§ **REQUEST**
Repeat verbatim only the lines from the one with "Generate a Python" through the one with "ext2_pos = tick_pos[9:]", both ends kept. Pictures stay out.

§ **EXTRACTED MATERIAL**
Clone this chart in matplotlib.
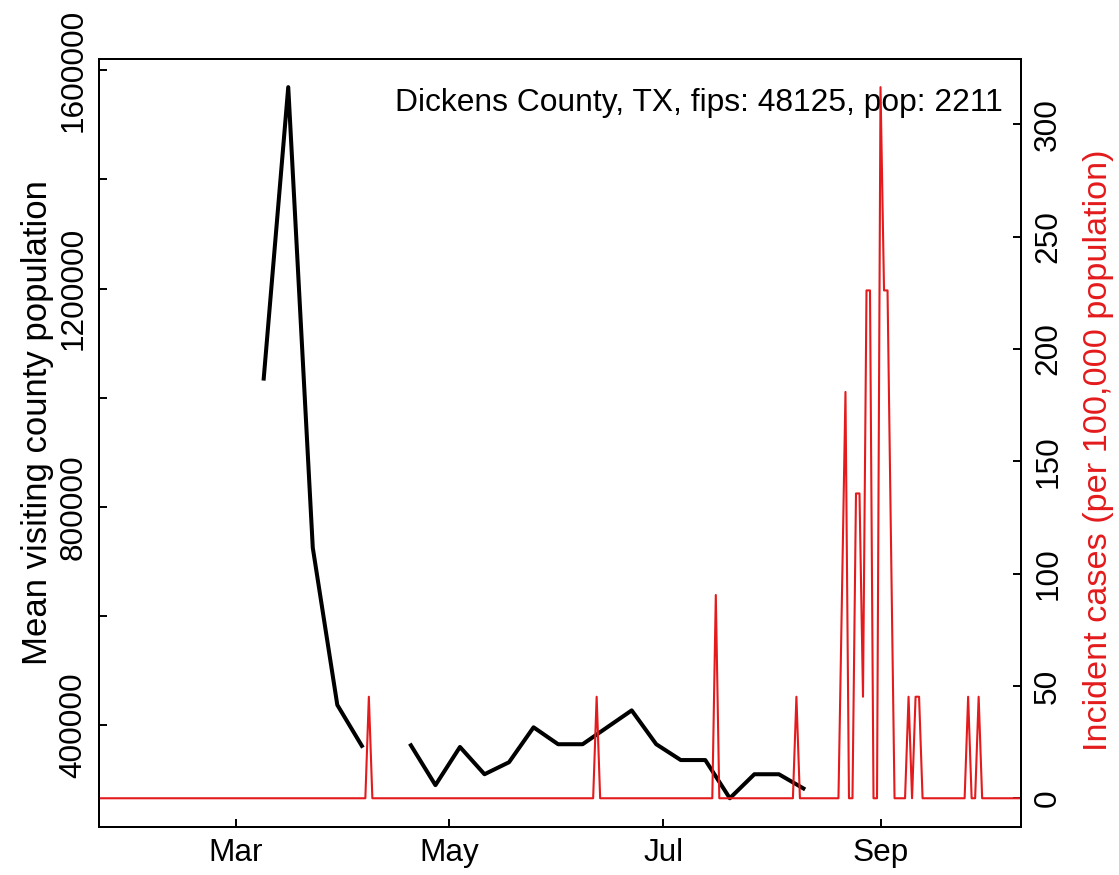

==

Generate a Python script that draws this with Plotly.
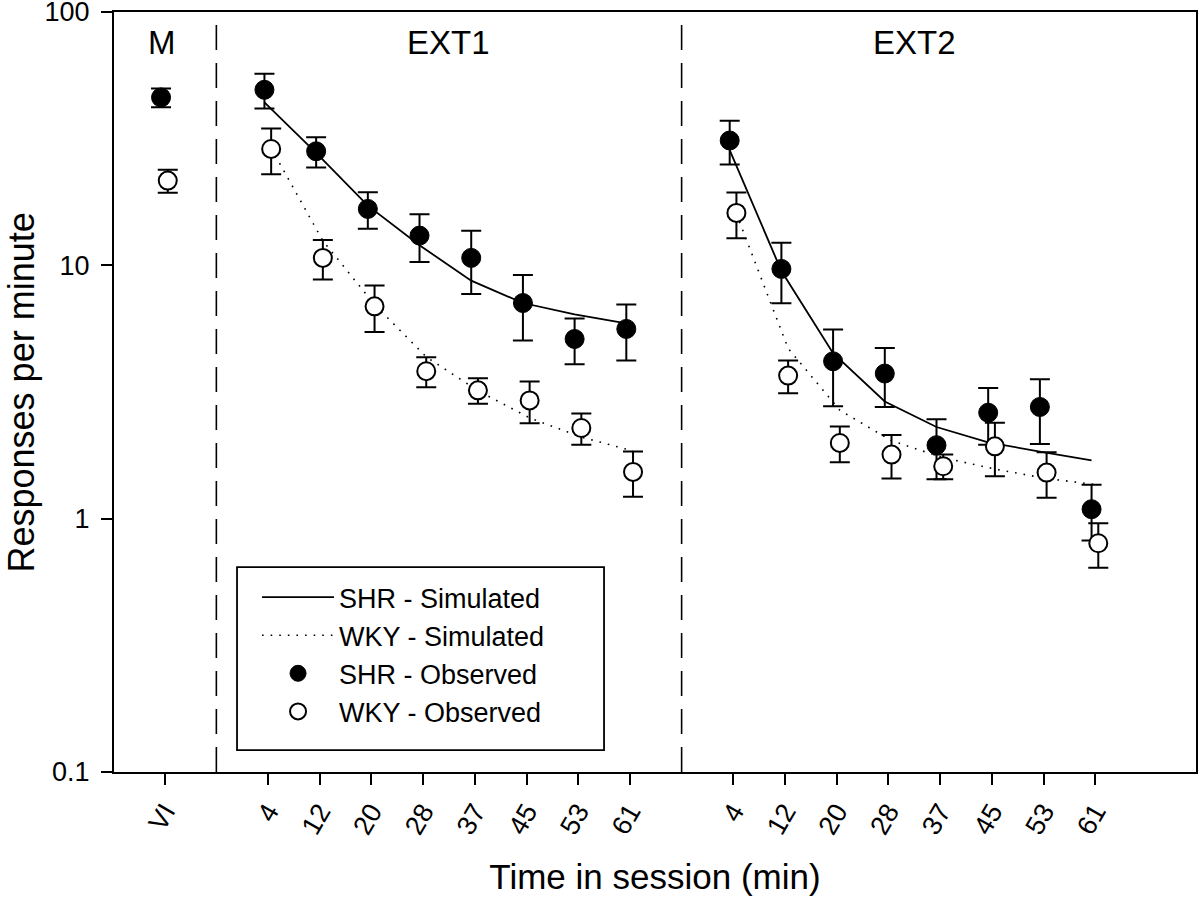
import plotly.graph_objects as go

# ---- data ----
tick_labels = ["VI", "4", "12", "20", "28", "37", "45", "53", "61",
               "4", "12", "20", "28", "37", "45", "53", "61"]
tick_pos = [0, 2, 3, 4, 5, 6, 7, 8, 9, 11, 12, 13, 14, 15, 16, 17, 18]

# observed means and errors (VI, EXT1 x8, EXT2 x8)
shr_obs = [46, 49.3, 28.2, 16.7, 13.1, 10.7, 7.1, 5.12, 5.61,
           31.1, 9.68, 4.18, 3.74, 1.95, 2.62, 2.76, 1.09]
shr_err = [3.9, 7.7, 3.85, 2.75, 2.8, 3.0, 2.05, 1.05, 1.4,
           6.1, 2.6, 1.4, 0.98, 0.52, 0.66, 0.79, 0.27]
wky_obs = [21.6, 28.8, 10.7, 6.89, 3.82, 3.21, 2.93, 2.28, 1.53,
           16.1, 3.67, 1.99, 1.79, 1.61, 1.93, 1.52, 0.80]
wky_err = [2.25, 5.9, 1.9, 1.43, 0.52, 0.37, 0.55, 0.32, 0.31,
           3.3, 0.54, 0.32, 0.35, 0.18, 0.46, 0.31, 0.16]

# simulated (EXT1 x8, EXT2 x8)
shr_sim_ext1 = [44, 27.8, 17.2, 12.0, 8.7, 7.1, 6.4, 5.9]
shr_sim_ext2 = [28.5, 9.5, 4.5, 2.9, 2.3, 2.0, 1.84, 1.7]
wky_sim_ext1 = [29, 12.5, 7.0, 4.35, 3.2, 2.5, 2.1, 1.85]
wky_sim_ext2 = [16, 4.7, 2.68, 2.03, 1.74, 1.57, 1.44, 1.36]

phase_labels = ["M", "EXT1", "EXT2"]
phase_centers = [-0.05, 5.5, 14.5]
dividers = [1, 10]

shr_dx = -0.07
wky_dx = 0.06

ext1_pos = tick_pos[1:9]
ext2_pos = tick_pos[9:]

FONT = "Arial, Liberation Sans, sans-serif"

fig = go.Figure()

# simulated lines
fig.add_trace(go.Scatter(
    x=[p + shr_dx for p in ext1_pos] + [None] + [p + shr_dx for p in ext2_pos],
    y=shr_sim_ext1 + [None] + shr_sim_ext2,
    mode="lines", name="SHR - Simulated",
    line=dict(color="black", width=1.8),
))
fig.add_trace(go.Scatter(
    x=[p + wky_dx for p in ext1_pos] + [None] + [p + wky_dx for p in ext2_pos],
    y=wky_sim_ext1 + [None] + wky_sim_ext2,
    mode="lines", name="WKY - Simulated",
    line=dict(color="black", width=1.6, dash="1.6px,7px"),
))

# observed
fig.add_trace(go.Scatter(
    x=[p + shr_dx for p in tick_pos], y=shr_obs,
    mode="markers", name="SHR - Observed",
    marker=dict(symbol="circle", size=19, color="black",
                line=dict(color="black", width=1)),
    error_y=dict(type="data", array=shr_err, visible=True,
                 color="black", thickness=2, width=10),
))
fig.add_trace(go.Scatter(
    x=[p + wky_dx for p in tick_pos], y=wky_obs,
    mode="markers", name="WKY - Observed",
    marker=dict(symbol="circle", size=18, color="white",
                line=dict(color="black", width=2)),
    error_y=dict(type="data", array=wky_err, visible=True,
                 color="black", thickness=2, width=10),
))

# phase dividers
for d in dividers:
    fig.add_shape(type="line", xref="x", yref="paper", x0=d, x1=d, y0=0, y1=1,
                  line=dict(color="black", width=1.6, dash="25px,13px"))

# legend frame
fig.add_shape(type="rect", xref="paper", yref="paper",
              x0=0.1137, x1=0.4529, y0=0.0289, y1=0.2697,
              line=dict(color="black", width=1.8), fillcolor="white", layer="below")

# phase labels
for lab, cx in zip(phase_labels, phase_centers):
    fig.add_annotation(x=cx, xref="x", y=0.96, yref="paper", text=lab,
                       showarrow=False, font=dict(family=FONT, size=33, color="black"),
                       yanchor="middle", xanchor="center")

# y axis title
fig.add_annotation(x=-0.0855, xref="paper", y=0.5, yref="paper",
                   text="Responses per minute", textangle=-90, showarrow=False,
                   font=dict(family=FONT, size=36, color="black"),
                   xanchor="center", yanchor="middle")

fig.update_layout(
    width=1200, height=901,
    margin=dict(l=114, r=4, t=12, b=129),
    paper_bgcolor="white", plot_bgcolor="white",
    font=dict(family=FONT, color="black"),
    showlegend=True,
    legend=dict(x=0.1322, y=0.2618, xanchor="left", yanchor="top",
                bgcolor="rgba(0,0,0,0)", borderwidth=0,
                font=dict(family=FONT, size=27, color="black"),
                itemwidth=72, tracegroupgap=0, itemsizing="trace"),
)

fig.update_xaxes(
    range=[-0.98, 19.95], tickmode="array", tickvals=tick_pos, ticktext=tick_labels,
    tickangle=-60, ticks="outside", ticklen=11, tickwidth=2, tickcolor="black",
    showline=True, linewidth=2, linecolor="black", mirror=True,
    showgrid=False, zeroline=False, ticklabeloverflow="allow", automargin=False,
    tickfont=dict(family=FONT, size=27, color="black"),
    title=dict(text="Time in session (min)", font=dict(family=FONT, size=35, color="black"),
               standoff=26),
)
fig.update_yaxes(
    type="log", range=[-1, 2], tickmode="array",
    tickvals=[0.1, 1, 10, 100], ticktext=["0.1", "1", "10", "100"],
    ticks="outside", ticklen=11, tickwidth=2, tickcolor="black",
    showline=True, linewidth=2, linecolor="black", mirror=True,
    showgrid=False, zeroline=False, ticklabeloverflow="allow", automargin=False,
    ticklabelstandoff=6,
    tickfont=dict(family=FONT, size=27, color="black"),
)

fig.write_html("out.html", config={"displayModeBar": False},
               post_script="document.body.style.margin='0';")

§ **EXPECTED ANSWER**
Generate a Python script that draws this with Plotly.
import plotly.graph_objects as go

# ---- data ----
tick_labels = ["VI", "4", "12", "20", "28", "37", "45", "53", "61",
               "4", "12", "20", "28", "37", "45", "53", "61"]
tick_pos = [0, 2, 3, 4, 5, 6, 7, 8, 9, 11, 12, 13, 14, 15, 16, 17, 18]

# observed means and errors (VI, EXT1 x8, EXT2 x8)
shr_obs = [46, 49.3, 28.2, 16.7, 13.1, 10.7, 7.1, 5.12, 5.61,
           31.1, 9.68, 4.18, 3.74, 1.95, 2.62, 2.76, 1.09]
shr_err = [3.9, 7.7, 3.85, 2.75, 2.8, 3.0, 2.05, 1.05, 1.4,
           6.1, 2.6, 1.4, 0.98, 0.52, 0.66, 0.79, 0.27]
wky_obs = [21.6, 28.8, 10.7, 6.89, 3.82, 3.21, 2.93, 2.28, 1.53,
           16.1, 3.67, 1.99, 1.79, 1.61, 1.93, 1.52, 0.80]
wky_err = [2.25, 5.9, 1.9, 1.43, 0.52, 0.37, 0.55, 0.32, 0.31,
           3.3, 0.54, 0.32, 0.35, 0.18, 0.46, 0.31, 0.16]

# simulated (EXT1 x8, EXT2 x8)
shr_sim_ext1 = [44, 27.8, 17.2, 12.0, 8.7, 7.1, 6.4, 5.9]
shr_sim_ext2 = [28.5, 9.5, 4.5, 2.9, 2.3, 2.0, 1.84, 1.7]
wky_sim_ext1 = [29, 12.5, 7.0, 4.35, 3.2, 2.5, 2.1, 1.85]
wky_sim_ext2 = [16, 4.7, 2.68, 2.03, 1.74, 1.57, 1.44, 1.36]

phase_labels = ["M", "EXT1", "EXT2"]
phase_centers = [-0.05, 5.5, 14.5]
dividers = [1, 10]

shr_dx = -0.07
wky_dx = 0.06

ext1_pos = tick_pos[1:9]
ext2_pos = tick_pos[9:]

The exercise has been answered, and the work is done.